• **Requirement**: Select the lines below containing the word "with".

**** Dataset content

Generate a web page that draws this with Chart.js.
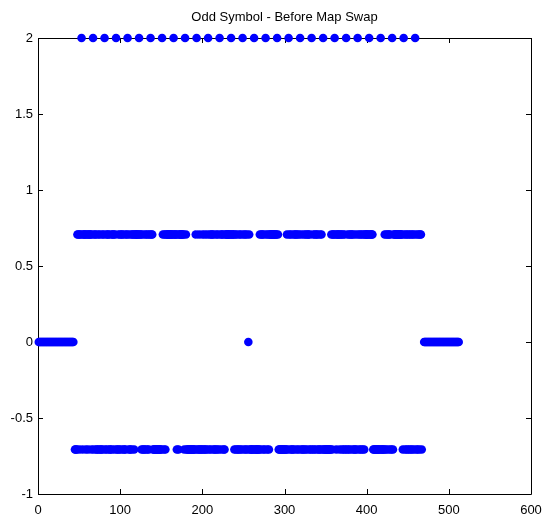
<!DOCTYPE html>
<html>
<head>
<meta charset="utf-8">
<title>Odd Symbol - Before Map Swap</title>
<script src="https://cdn.jsdelivr.net/npm/chart.js@4.4.1/dist/chart.umd.min.js"></script>
<style>
  html, body { margin: 0; padding: 0; background: #ffffff; }
</style>
</head>
<body>
<canvas id="symbolChart" width="545" height="519"></canvas>
<script>
// Subcarrier values of the odd OFDM symbol, before the map swap.
// Each list holds subcarrier indices; the level each list sits on is below.

const pilotLevel = 2;
const qpskLevel = 0.7071;

// pilots, every 14th carrier
const pilotIdx = [53, 67, 81, 95, 109, 123, 137, 151, 165, 179, 193, 207, 221, 235, 249,
  263, 277, 291, 305, 319, 333, 347, 361, 375, 389, 403, 417, 431, 445, 459];

// data carriers at +0.707
const upperIdx = [48, 49, 51, 52, 55, 56, 57, 59, 60, 62, 63, 64, 66, 69, 70, 73, 75, 78, 80,
  83, 85, 86, 89, 91, 92, 94, 98, 100, 102, 103, 106, 108, 110, 113, 115, 116, 118, 119, 120,
  121, 122, 124, 125, 127, 130, 132, 134, 136, 138, 139, 152, 154, 156, 157, 158, 159, 160,
  161, 162, 163, 164, 166, 167, 168, 170, 172, 173, 174, 175, 176, 177, 180, 192, 196, 200,
  203, 206, 209, 211, 212, 214, 217, 219, 222, 224, 225, 228, 229, 230, 231, 232, 233, 234,
  236, 237, 238, 240, 242, 245, 247, 250, 252, 254, 257, 270, 272, 273, 275, 278, 280, 282,
  283, 284, 285, 286, 287, 288, 289, 290, 292, 303, 306, 308, 311, 313, 314, 316, 318, 321,
  324, 326, 328, 329, 331, 335, 337, 339, 340, 343, 345, 357, 359, 360, 362, 364, 365, 366,
  368, 369, 371, 373, 377, 379, 381, 382, 384, 387, 390, 392, 394, 396, 398, 399, 400, 401,
  402, 404, 405, 406, 407, 422, 424, 426, 427, 429, 433, 434, 435, 436, 437, 438, 439, 440,
  441, 442, 443, 446, 448, 450, 452, 454, 456, 458, 461, 463, 465, 466];

// data carriers at -0.707
const lowerIdx = [45, 46, 47, 50, 54, 58, 61, 65, 68, 71, 72, 74, 76, 77, 79, 82, 84, 87, 88,
  90, 93, 96, 97, 99, 101, 104, 105, 107, 111, 112, 114, 117, 126, 128, 129, 131, 133, 135,
  140, 141, 142, 143, 144, 145, 146, 147, 148, 149, 150, 153, 155, 169, 171, 178, 181, 182,
  183, 184, 185, 186, 187, 188, 189, 190, 191, 194, 195, 197, 198, 199, 201, 202, 204, 205,
  208, 210, 213, 215, 216, 218, 220, 223, 226, 227, 239, 241, 243, 244, 246, 248, 251, 253,
  255, 258, 259, 260, 261, 262, 264, 265, 266, 267, 268, 269, 271, 274, 276, 279, 281, 293,
  294, 295, 296, 297, 298, 299, 300, 301, 302, 304, 307, 309, 310, 312, 315, 317, 320, 322,
  323, 325, 327, 330, 332, 334, 336, 338, 341, 342, 344, 346, 348, 349, 350, 351, 352, 353,
  354, 355, 356, 358, 363, 367, 370, 372, 374, 376, 378, 380, 383, 385, 386, 388, 391, 393,
  395, 397, 408, 409, 410, 411, 412, 413, 414, 415, 416, 418, 419, 420, 421, 423, 425, 428,
  430, 432, 444, 447, 449, 451, 453, 455, 457, 460, 462, 464, 467];

// guard bands and the DC carrier, all zero
const zeroIdx = [1, 2, 3, 4, 5, 6, 7, 8, 9, 10, 11, 12, 13, 14, 15, 16, 17, 18, 19, 20, 21,
  22, 23, 24, 25, 26, 27, 28, 29, 30, 31, 32, 33, 34, 35, 36, 37, 38, 39, 40, 41, 42, 43,
  256,
  470, 471, 472, 473, 474, 475, 476, 477, 478, 479, 480, 481, 482, 483, 484, 485, 486, 487,
  488, 489, 490, 491, 492, 493, 494, 495, 496, 497, 498, 499, 500, 501, 502, 503, 504, 505,
  506, 507, 508, 509, 510, 511, 512];

const xTicks = [0, 100, 200, 300, 400, 500, 600];
const xTickLabels = ['0', '100', '200', '300', '400', '500', '600'];
const yTicks = [-1, -0.5, 0, 0.5, 1, 1.5, 2];
const yTickLabels = ['-1', '-0.5', '0', '0.5', '1', '1.5', '2'];

const points = []
  .concat(zeroIdx.map(i => ({ x: i, y: 0 })))
  .concat(lowerIdx.map(i => ({ x: i, y: -qpskLevel })))
  .concat(upperIdx.map(i => ({ x: i, y: qpskLevel })))
  .concat(pilotIdx.map(i => ({ x: i, y: pilotLevel })));

const FONT = "'Liberation Sans', Arial, Helvetica, sans-serif";

// box around the axes with inward tick marks on all four sides
const boxAxes = {
  id: 'boxAxes',
  beforeDatasetsDraw(chart) {
    const { ctx, chartArea: a, scales } = chart;
    const len = 5;
    ctx.save();
    ctx.strokeStyle = '#000000';
    ctx.lineWidth = 1;
    ctx.beginPath();
    ctx.rect(Math.round(a.left) + 0.5, Math.round(a.top) + 0.5,
      Math.round(a.right - a.left), Math.round(a.bottom - a.top));
    xTicks.forEach(v => {
      const px = Math.round(scales.x.getPixelForValue(v)) + 0.5;
      ctx.moveTo(px, a.bottom); ctx.lineTo(px, a.bottom - len);
      ctx.moveTo(px, a.top); ctx.lineTo(px, a.top + len);
    });
    yTicks.forEach(v => {
      const py = Math.round(scales.y.getPixelForValue(v)) + 0.5;
      ctx.moveTo(a.left, py); ctx.lineTo(a.left + len, py);
      ctx.moveTo(a.right, py); ctx.lineTo(a.right - len, py);
    });
    ctx.stroke();
    ctx.restore();
  }
};

new Chart(document.getElementById('symbolChart'), {
  type: 'scatter',
  data: {
    datasets: [{
      data: points,
      backgroundColor: '#0000ff',
      borderWidth: 0,
      pointRadius: 4.3,
      pointHoverRadius: 4.3,
      clip: false
    }]
  },
  options: {
    responsive: false,
    animation: false,
    events: [],
    layout: { padding: { left: 0, right: 14, top: 0, bottom: 0 } },
    plugins: {
      legend: { display: false },
      tooltip: { enabled: false },
      title: {
        display: true,
        text: 'Odd Symbol - Before Map Swap',
        fullSize: false,
        color: '#000000',
        font: { family: FONT, size: 13, weight: 'normal' },
        padding: { top: 10, bottom: 12.4 }
      }
    },
    scales: {
      x: {
        type: 'linear',
        min: 0,
        max: 600,
        grid: { display: false, drawTicks: false },
        border: { display: false },
        afterBuildTicks: s => { s.ticks = xTicks.map(v => ({ value: v })); },
        afterFit: s => { s.height = 25; s.paddingLeft = 0; s.paddingRight = 0; },
        ticks: {
          color: '#000000',
          font: { family: FONT, size: 13 },
          padding: 9,
          maxRotation: 0,
          callback: (v, i) => xTickLabels[i]
        }
      },
      y: {
        type: 'linear',
        min: -1,
        max: 2,
        grid: { display: false, drawTicks: false },
        border: { display: false },
        afterBuildTicks: s => { s.ticks = yTicks.map(v => ({ value: v })); },
        afterFit: s => { s.width = 38; s.paddingTop = 0; s.paddingBottom = 0; },
        ticks: {
          color: '#000000',
          font: { family: FONT, size: 13 },
          padding: 5,
          callback: (v, i) => yTickLabels[i]
        }
      }
    }
  },
  plugins: [boxAxes]
});
</script>
</body>
</html>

********

• **Output of the task**:
Generate a web page that draws this with Chart.js.
// box around the axes with inward tick marks on all four sides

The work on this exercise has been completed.